Problem requirements: Set the data down again, exactly as it reads, but without the pictures.

================

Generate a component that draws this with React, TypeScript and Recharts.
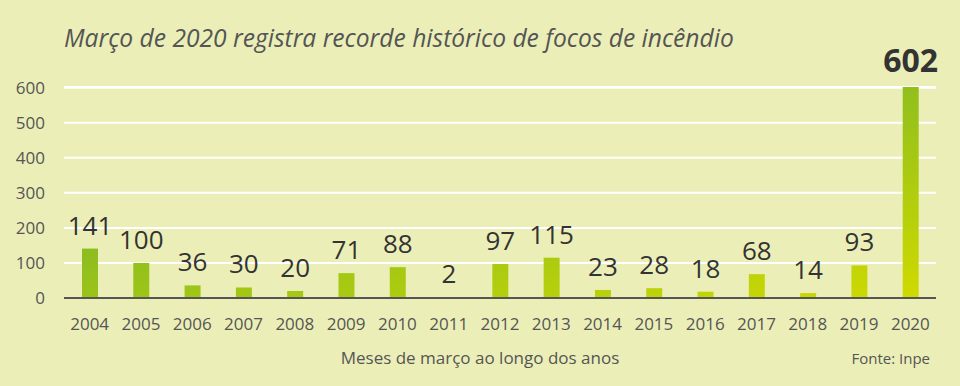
import React from "react";
import { BarChart, Bar, XAxis, YAxis, CartesianGrid, LabelList } from "recharts";

const years = ["2004","2005","2006","2007","2008","2009","2010","2011","2012","2013","2014","2015","2016","2017","2018","2019","2020"];
const focos = [141,100,36,30,20,71,88,2,97,115,23,28,18,68,14,93,602];
const yTicks = [0,100,200,300,400,500,600];

const data = years.map((y, i) => ({ year: y, value: focos[i] }));

const FONT = "'Open Sans', sans-serif";

const ValueLabel = (props: any) => {
  const { x, y, width, value } = props;
  const big = value === 602;
  return (
    <text
      x={x + width / 2}
      y={y - (big ? 15 : 14)}
      textAnchor="middle"
      fill="#333"
      fontFamily={FONT}
      fontSize={big ? 32 : 26}
      fontWeight={big ? 700 : 400}
    >
      {value}
    </text>
  );
};

export default function App() {
  return (
    <div style={{ position: "absolute", left: 0, top: 0, width: 960, height: 386, background: "#ebefb7", overflow: "hidden" }}>
      <div style={{ position: "absolute", left: 64, top: 21, fontFamily: FONT, fontStyle: "italic", fontSize: 24.6, color: "#555", whiteSpace: "nowrap" }}>
        Março de 2020 registra recorde histórico de focos de incêndio
      </div>
      <BarChart width={960} height={386} data={data} margin={{ top: 87, right: 24, bottom: 58, left: 0 }}>
        <defs>
          <linearGradient id="barGrad" gradientUnits="userSpaceOnUse" x1={80} y1={250} x2={127} y2={468}>
            <stop offset="0" stopColor="#8cbd1f" />
            <stop offset="1" stopColor="#cfda00" />
          </linearGradient>
        </defs>
        <CartesianGrid vertical={false} stroke="#ffffff" strokeWidth={2} strokeOpacity={1} />
        <XAxis
          dataKey="year"
          axisLine={{ stroke: "#555", strokeWidth: 2 }}
          tickLine={false}
          tickSize={0}
          tickMargin={20}
          height={30}
          tick={{ fill: "#555", fontSize: 17, fontFamily: FONT }}
          interval={0}
        />
        <YAxis
          domain={[0, 602]}
          ticks={yTicks}
          width={64}
          axisLine={false}
          tickLine={false}
          tickSize={0}
          tickMargin={19}
          tick={{ fill: "#555", fontSize: 17, fontFamily: FONT }}
        />
        <Bar dataKey="value" fill="url(#barGrad)" barSize={16} isAnimationActive={false}>
          <LabelList dataKey="value" content={<ValueLabel />} />
        </Bar>
      </BarChart>
      <div style={{ position: "absolute", left: 0, width: 960, top: 346, textAlign: "center", fontFamily: FONT, fontSize: 17, color: "#555" }}>
        Meses de março ao longo dos anos
      </div>
      <div style={{ position: "absolute", right: 30, top: 348, fontFamily: FONT, fontSize: 15, color: "#555" }}>
        Fonte: Inpe
      </div>
    </div>
  );
}
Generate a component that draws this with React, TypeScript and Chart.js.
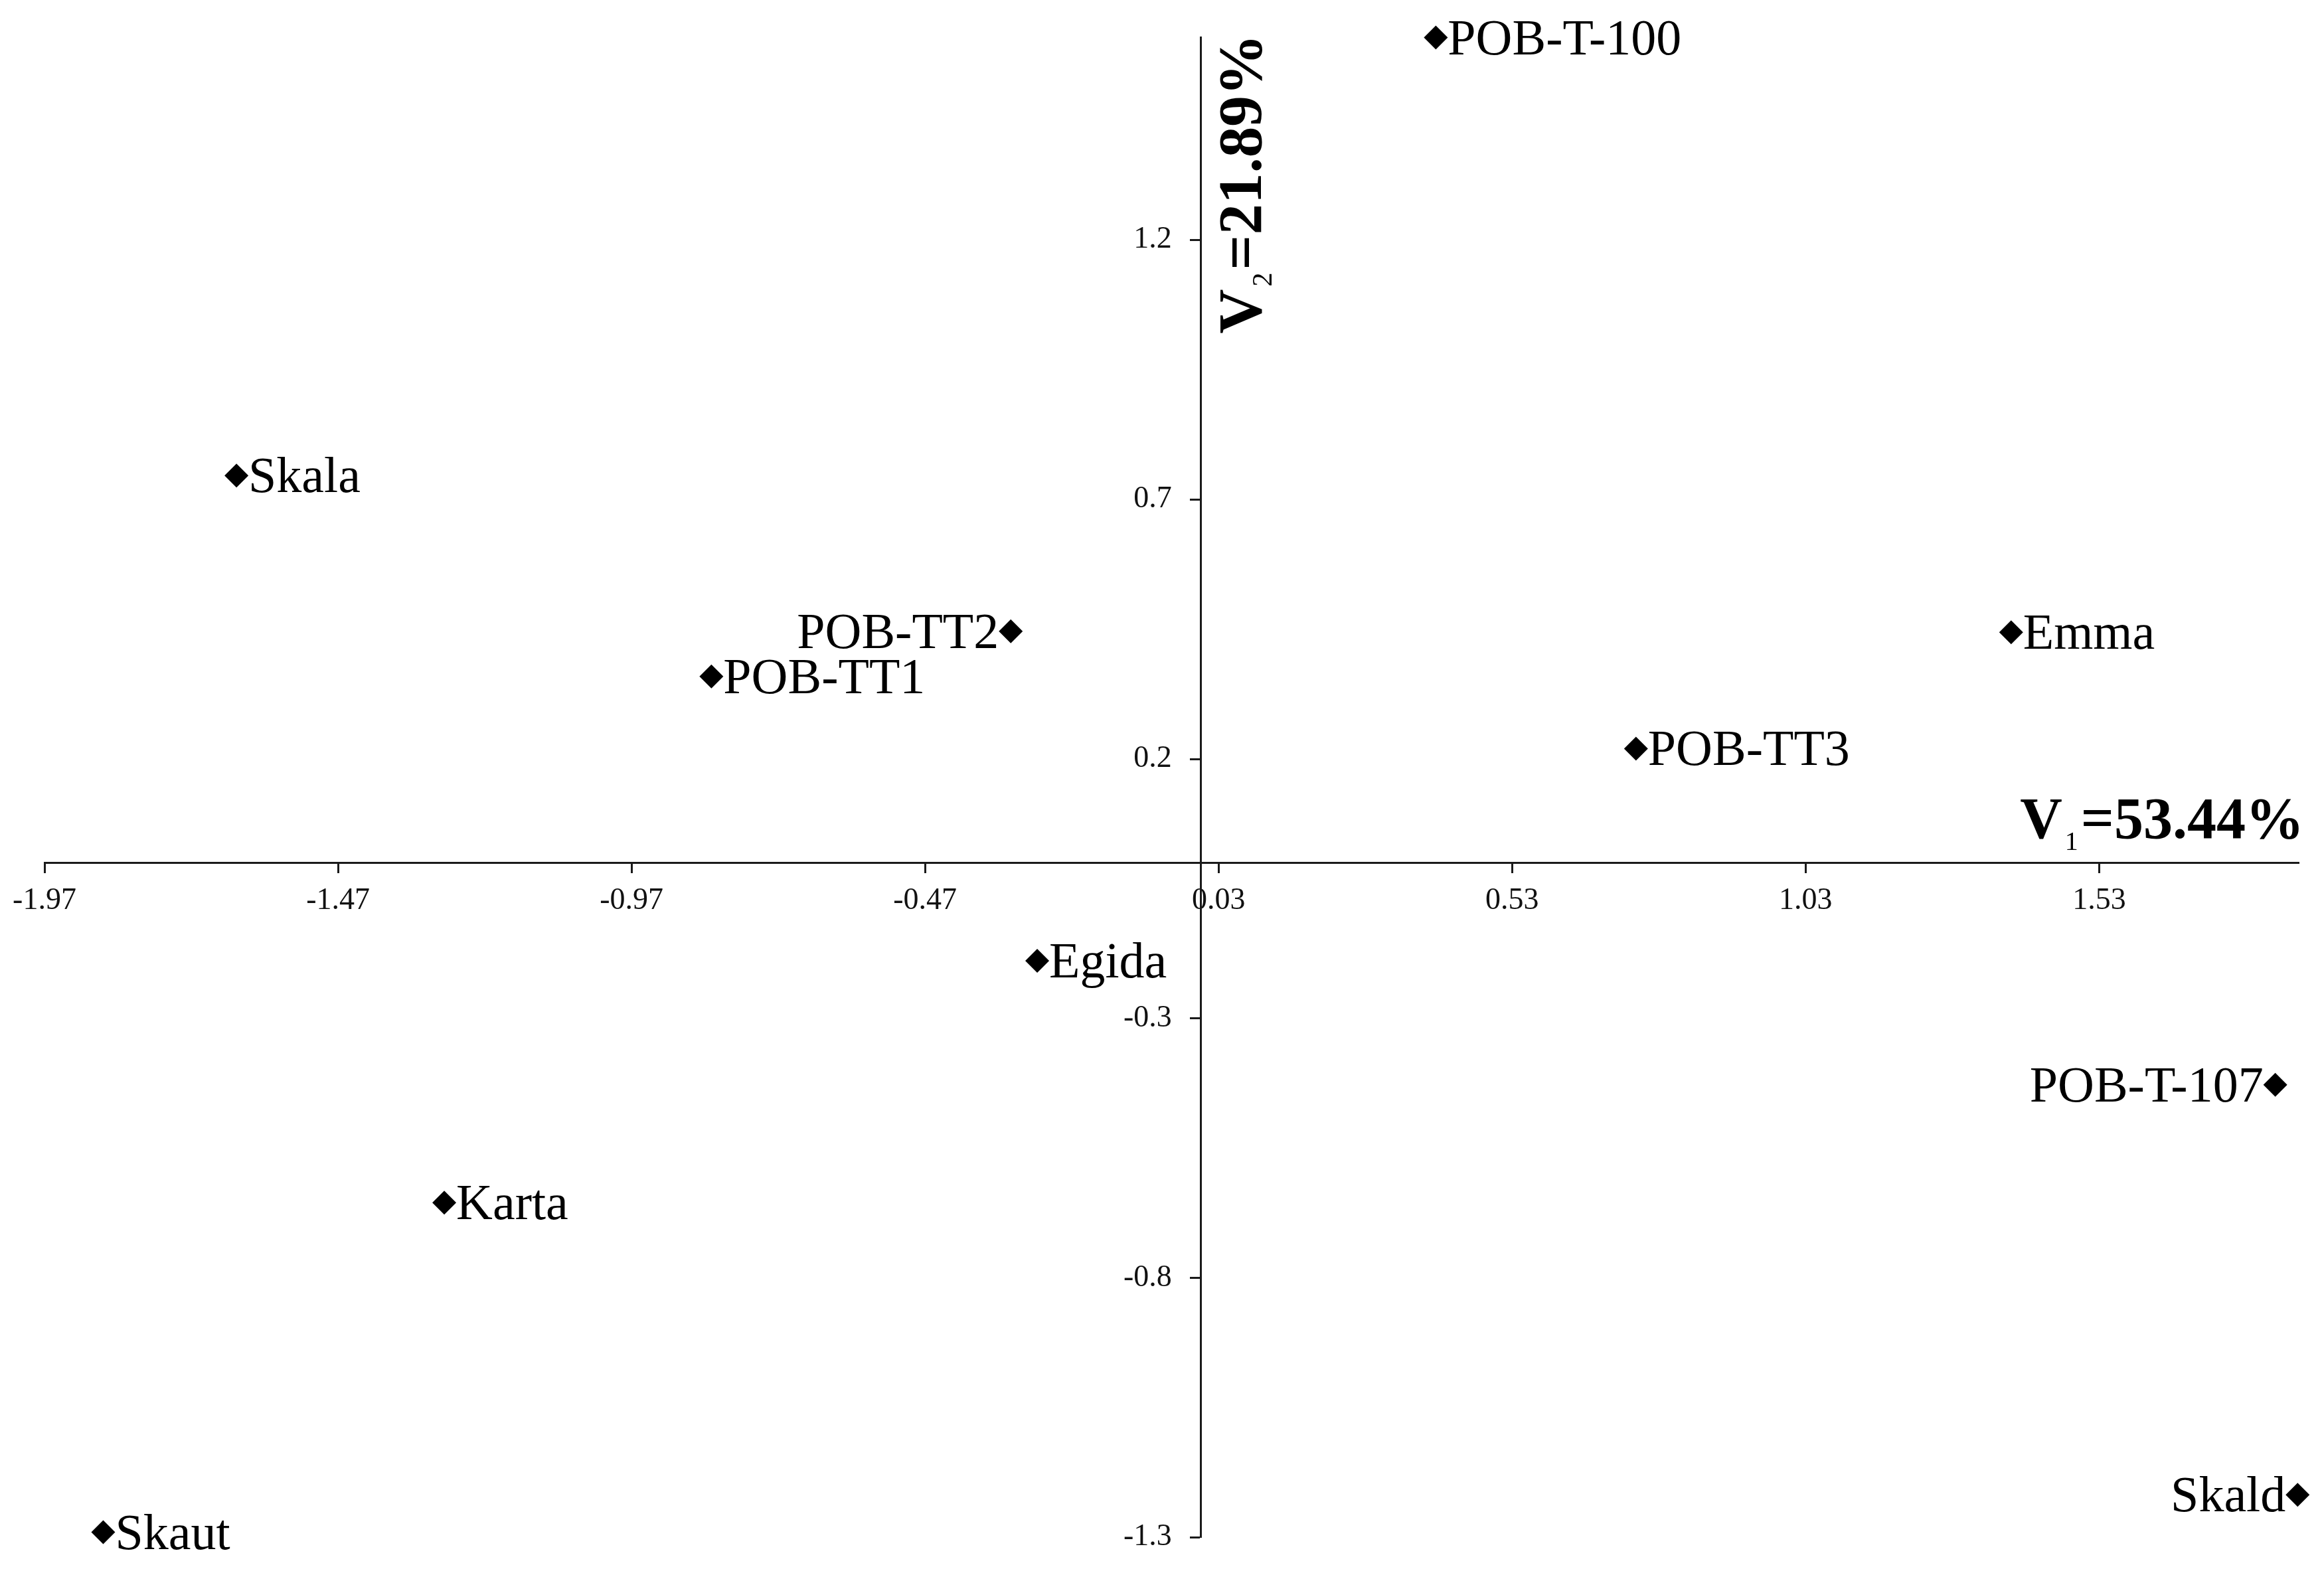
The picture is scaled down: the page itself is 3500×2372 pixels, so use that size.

================

Task solution:
Generate a component that draws this with React, TypeScript and Recharts.
import React from "react";
import { BarChart, Bar, XAxis, YAxis, CartesianGrid, LabelList } from "recharts";

const years = ["2004","2005","2006","2007","2008","2009","2010","2011","2012","2013","2014","2015","2016","2017","2018","2019","2020"];
const focos = [141,100,36,30,20,71,88,2,97,115,23,28,18,68,14,93,602];
const yTicks = [0,100,200,300,400,500,600];

const data = years.map((y, i) => ({ year: y, value: focos[i] }));

const FONT = "'Open Sans', sans-serif";

const ValueLabel = (props: any) => {
  const { x, y, width, value } = props;
  const big = value === 602;
  return (
    <text
      x={x + width / 2}
      y={y - (big ? 15 : 14)}
      textAnchor="middle"
      fill="#333"
      fontFamily={FONT}
      fontSize={big ? 32 : 26}
      fontWeight={big ? 700 : 400}
    >
      {value}
    </text>
  );
};

export default function App() {
  return (
    <div style={{ position: "absolute", left: 0, top: 0, width: 960, height: 386, background: "#ebefb7", overflow: "hidden" }}>
      <div style={{ position: "absolute", left: 64, top: 21, fontFamily: FONT, fontStyle: "italic", fontSize: 24.6, color: "#555", whiteSpace: "nowrap" }}>
        Março de 2020 registra recorde histórico de focos de incêndio
      </div>
      <BarChart width={960} height={386} data={data} margin={{ top: 87, right: 24, bottom: 58, left: 0 }}>
        <defs>
          <linearGradient id="barGrad" gradientUnits="userSpaceOnUse" x1={80} y1={250} x2={127} y2={468}>
            <stop offset="0" stopColor="#8cbd1f" />
            <stop offset="1" stopColor="#cfda00" />
          </linearGradient>
        </defs>
        <CartesianGrid vertical={false} stroke="#ffffff" strokeWidth={2} strokeOpacity={1} />
        <XAxis
          dataKey="year"
          axisLine={{ stroke: "#555", strokeWidth: 2 }}
          tickLine={false}
          tickSize={0}
          tickMargin={20}
          height={30}
          tick={{ fill: "#555", fontSize: 17, fontFamily: FONT }}
          interval={0}
        />
        <YAxis
          domain={[0, 602]}
          ticks={yTicks}
          width={64}
          axisLine={false}
          tickLine={false}
          tickSize={0}
          tickMargin={19}
          tick={{ fill: "#555", fontSize: 17, fontFamily: FONT }}
        />
        <Bar dataKey="value" fill="url(#barGrad)" barSize={16} isAnimationActive={false}>
          <LabelList dataKey="value" content={<ValueLabel />} />
        </Bar>
      </BarChart>
      <div style={{ position: "absolute", left: 0, width: 960, top: 346, textAlign: "center", fontFamily: FONT, fontSize: 17, color: "#555" }}>
        Meses de março ao longo dos anos
      </div>
      <div style={{ position: "absolute", right: 30, top: 348, fontFamily: FONT, fontSize: 15, color: "#555" }}>
        Fonte: Inpe
      </div>
    </div>
  );
}
Generate a component that draws this with React, TypeScript and Chart.js.
The picture is scaled down: the page itself is 3500×2372 pixels, so use that size.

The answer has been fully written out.